The junior oil and gas company's share price hit an intraday peak of 23 cents today. That's 110% higher than its closing price of 11 cents on Wednesday.
The ASX energy share closed the session on Friday at 19 cents, up 18.75% for the day and 77% for the two days.
What's powering this ASX energy share into the stratosphere?
Yesterday's price rise was enough to catch the eye of ASX regulators, which issued a price query.
It noted that the ASX energy share's price had risen from 10.5 cents at the close on Wednesday to a high of 18.2 cents on Thursday. The ASX also noted a significant increase in the volume of shares traded.
Bass Oil responded today, noting "recent media coverage of the deep coal gas potential in the Company's 100% owned PEL 182 permit that was released to the ASX on 16 November 2022".
The permit is located in the Cooper Basin of South Australia, where Bass Oil owns a majority interest in eight permits.
Bass Oil explained that oil and gas behemoth Santos Ltd (ASX: STO) was exploring the same deep coal potential in an adjacent permit called Beanbush 3H.
That permit is present within Bass Oil's PEL 182 permit.
Yesterday, Santos commented on the progress with its permit in its fourth-quarter report:
The Beanbush 3H ST3 Deep Coal well was successfully side-tracked and a 600-metre horizontal lateral was drilled above the target coal formation. Eight stimulation stages were successfully executed.
The results from the well are being incorporated into Deep Coal appraisal plans.
What does this mean for Bass Oil?
Santos' success obviously bodes well for Bass Oil's prospects with its own permit in the same area.
In its November statement, Bass Oil said it had found "a significant prospective new gas resource … following an independent geological assessment". The assessor gave a best estimate of 21 TCF of gas and 845 million barrels of condensate/oil in place.
At the time, Bass Oil managing director Tino Guglielmo said:
At a time when the domestic gas market continues to face huge challenges meeting demand, this new potential gas resource represents a credible material contributer of gas to the domestic market.
The ASX energy share concluded its response to the ASX price query by saying it "continues to plan and develop its strategy to progress the commercialisation of the deep coal resource in the PEL 182 permit".
Bass Oil said it would provide updates to the market when appropriate.
What else is happening with Bass Oil?
The company released an operations update last week detailing a 30% increase in field production to 96 barrels of oil per day (bopd) in December at its sites in the Cooper Basin.
This followed the completion of a wireline program in November.
Total daily oil production averaged 366 bopd throughout December, up 2.5%. Sales reaped more than A$700,000 net.
Total production across its permits in December was 2,967 barrels, with 1,589 sold.

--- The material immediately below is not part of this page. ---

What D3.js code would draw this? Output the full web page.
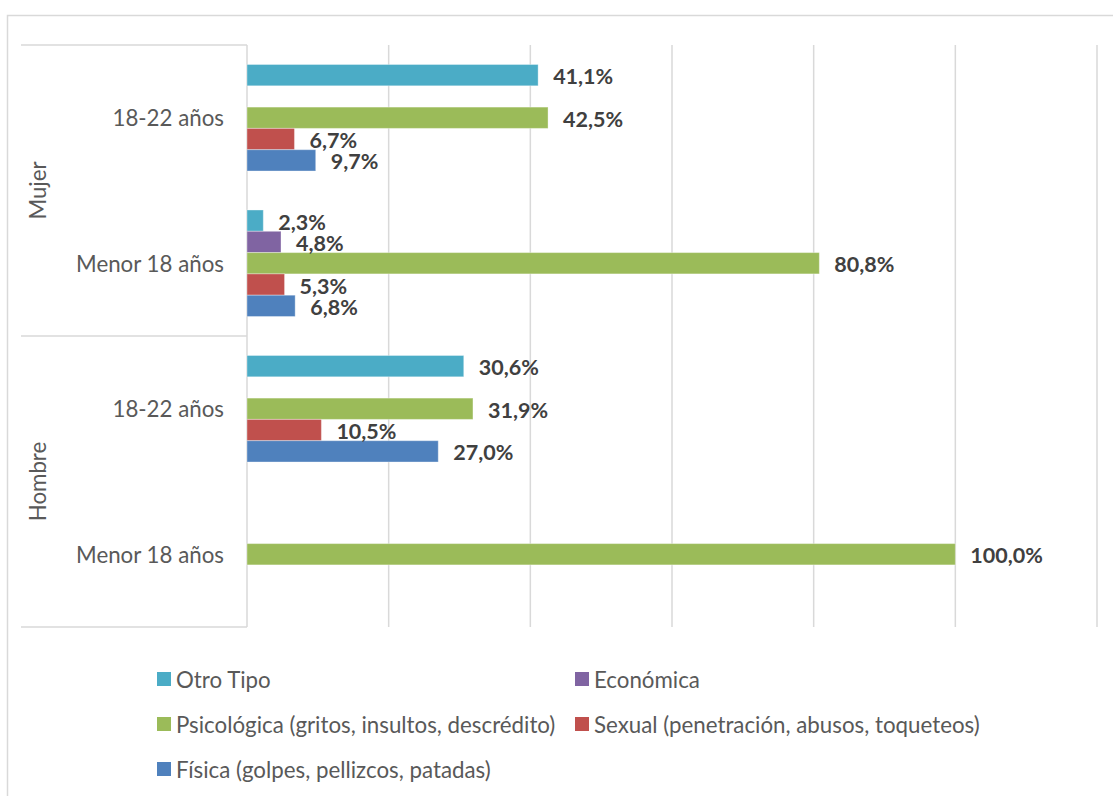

The company achieved an average realised oil price of A$120.26 per barrel.
On its website, Bass Oil describes itself as "building towards a substantial onshore Australian and Indonesian oil & gas business with a clear focus on expanding production in the Cooper Basin and in South Sumatra".
The board and management of Bass Oil hold more than 10% of the ASX energy share's issued capital.